Vimos surgir “As Amantes”, “As Fiéis” e vir à tona o Funk Proíbidão – não o Proibidão do Catra que só queria a putaria – mas o Funk que fazia uma narrativa do dia-a-dia do tráfico (“fogo no X9 da cabeça aos pés…”), impondo seu poder de fogo como bravos guerreiros cantando hinos para a batalha (“Bota a cara, a bala vai comer” e “liga, se liga, se tu fica de mancada você vai virar raiz, peixe morre pela boca vacilão pelo nariz”). Contudo do outro lado também tinham guerreiros que começaram a replicar também com hinos para batalha (“Homens de preto, o que é que você faz? Eu faço coisas que assustam o satanás. Homens de preto, qual é sua missão? Entrar na favela e deixar corpo no chão”), só que estes dispunham de veículos com som e blindagem.

Eita mundão! Quem tem mais aproveita mais dos avanços tecnológicos.
Com todas estas mudanças no quadro funkeiros vemos hoje um Funk esperando uma sentença de morte? Bem, para aqueles que se agarram ao mundo material restou pegar uma carona na van do Hip Hop e seguir caminho; com cautela é claro, porque estes se não estiverem legalizados podem sofrer com a repressão.
O movimento, digo o momento Hip Hop também parece está fadado a ser tomado – em forma de assalto – pela indústria da cultura. Os Racionais Mc’s na letra da música Negro Drama nos prevêe isso quando Mano Brow compara a vida de quem viveu na favela e hoje vive no asfalto, vai mais além dizendo da influência de sua música para a nova geração:

 Inacreditável, mas seu filho me imita. No meio de vocês, ele é o mais esperto. Ginga e fala gíria. Giria não, dialeto. Esse não é mais seu. Hó, subiu, entrei pelo seu rádio, tomei, cê nem viu. Mais é isso ou aquilo. O que, senão dizia, seu filho quer ser preto. Rhá. Que ironia.(Racionais Mc´s).

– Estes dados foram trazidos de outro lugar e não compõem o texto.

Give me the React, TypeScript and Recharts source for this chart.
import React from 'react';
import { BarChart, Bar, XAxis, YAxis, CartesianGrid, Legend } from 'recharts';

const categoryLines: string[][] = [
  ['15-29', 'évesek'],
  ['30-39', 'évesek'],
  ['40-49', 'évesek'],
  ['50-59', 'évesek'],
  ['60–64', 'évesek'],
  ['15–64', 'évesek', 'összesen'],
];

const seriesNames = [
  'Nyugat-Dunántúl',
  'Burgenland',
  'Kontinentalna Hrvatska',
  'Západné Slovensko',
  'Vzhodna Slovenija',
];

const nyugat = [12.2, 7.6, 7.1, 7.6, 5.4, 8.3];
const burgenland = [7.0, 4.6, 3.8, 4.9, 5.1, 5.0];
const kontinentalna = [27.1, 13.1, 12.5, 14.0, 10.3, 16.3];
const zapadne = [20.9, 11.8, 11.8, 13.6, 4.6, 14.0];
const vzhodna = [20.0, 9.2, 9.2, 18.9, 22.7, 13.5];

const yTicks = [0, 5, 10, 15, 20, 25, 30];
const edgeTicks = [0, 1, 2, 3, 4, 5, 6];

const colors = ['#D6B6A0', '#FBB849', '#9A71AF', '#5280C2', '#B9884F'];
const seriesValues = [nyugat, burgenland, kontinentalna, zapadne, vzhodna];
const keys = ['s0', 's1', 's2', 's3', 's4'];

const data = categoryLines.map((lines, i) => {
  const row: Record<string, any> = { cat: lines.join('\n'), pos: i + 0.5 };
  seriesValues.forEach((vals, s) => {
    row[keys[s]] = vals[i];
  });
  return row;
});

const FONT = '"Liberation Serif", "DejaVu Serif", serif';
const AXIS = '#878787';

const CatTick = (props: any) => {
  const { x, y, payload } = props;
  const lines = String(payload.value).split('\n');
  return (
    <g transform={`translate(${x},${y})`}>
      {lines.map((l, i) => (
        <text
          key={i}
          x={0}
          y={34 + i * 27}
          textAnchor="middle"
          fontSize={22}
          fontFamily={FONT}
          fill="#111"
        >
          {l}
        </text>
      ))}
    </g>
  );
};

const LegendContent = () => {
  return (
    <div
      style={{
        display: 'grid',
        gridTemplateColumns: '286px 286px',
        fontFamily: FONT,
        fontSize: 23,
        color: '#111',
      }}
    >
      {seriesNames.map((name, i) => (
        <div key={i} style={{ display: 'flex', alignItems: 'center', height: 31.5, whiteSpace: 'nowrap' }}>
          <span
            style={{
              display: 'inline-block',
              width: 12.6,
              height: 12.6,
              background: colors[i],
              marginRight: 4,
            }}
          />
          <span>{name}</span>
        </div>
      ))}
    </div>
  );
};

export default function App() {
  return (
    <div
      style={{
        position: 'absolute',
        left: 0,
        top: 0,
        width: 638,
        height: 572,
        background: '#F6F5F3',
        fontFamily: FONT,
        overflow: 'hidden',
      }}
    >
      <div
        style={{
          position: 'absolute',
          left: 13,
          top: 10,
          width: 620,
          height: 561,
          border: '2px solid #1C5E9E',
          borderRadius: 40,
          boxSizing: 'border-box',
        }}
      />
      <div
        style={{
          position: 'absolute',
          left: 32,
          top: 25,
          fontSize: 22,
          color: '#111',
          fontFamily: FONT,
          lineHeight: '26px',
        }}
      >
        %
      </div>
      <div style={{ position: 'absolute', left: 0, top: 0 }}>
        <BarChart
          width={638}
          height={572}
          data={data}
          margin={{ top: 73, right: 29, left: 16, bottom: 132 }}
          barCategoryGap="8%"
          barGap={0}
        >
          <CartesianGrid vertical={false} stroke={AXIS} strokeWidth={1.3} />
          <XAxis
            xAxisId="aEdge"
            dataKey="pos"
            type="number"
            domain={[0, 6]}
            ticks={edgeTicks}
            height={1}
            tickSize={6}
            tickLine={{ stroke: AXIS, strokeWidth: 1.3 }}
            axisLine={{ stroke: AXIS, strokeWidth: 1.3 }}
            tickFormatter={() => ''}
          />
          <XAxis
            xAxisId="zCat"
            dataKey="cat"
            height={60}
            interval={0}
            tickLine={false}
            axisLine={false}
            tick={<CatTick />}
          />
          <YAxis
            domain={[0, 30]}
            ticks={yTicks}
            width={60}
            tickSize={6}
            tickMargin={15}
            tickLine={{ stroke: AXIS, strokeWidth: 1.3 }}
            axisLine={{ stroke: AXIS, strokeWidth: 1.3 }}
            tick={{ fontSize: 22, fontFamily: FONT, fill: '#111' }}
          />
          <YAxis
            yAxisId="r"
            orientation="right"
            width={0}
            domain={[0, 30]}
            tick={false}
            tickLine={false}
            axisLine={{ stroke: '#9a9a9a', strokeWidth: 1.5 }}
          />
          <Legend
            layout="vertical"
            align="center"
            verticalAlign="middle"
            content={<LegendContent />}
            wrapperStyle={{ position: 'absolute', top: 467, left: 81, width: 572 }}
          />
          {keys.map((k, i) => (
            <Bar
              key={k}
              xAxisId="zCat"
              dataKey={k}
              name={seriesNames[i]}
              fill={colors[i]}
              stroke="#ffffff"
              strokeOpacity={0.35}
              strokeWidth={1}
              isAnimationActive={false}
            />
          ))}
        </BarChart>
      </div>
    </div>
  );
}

O Hip Hop é uma manifestação de resistência, mas como qualquer outra manifestação cultural tende a ser mercadoria nas mãos da indústria da cultura.
Seremos contra faturar uns trocadados? Ter dinheiro para comprar uma casa e sair da favela, das periferias? O que está em jogo, não é a venda de um produto, mas a perda da singularidade.
Como Giuseppe Cocco (2003)[3] – , atesta em seu artigo para a Revista Global Brasil, a organização do movimento e a organização da produção é a mesma coisa. Entretanto, como estas produções são criadas e distribuídas que fará o diferencial entre um movimento e um momento onde se especula em demasia, apropria-se superficialmente de uma obra e depois joga num canto da parede, da estante ou qualquer outro espaço que não seja o comum, é uma questão de mercado e não há consideração ao artista, somente o preço da sua obra. Tudo é volúvel em demasia neste sistema.

É hora não só de produzir, mas entrar na luta pela distribuição. No nordeste o tecnobrega tem demonstrado que os artistas não precisam de grandes gravadoras para conseguir trabalho e reconhecimento.

[1] Segundo o Dicionário Novo Michaelis: 1. medo, susto, pânico, pavor; 2. medroso, medo de, covarde; 3. aterrorizar, assustar, intimidar.
[2] Gringolândia é como Frida Kahlo chama os Estado Unidos da América.
[3] COCCO, G., “Os direitos humanos não nos farão abençoar o capitalismo!” – Uma entrevista imaginária com os filósofos Félix Guattari e Gilles Deleuze. In: Global Brasil, 2004, Rio de Janeiro, nº 3, p. 10-13.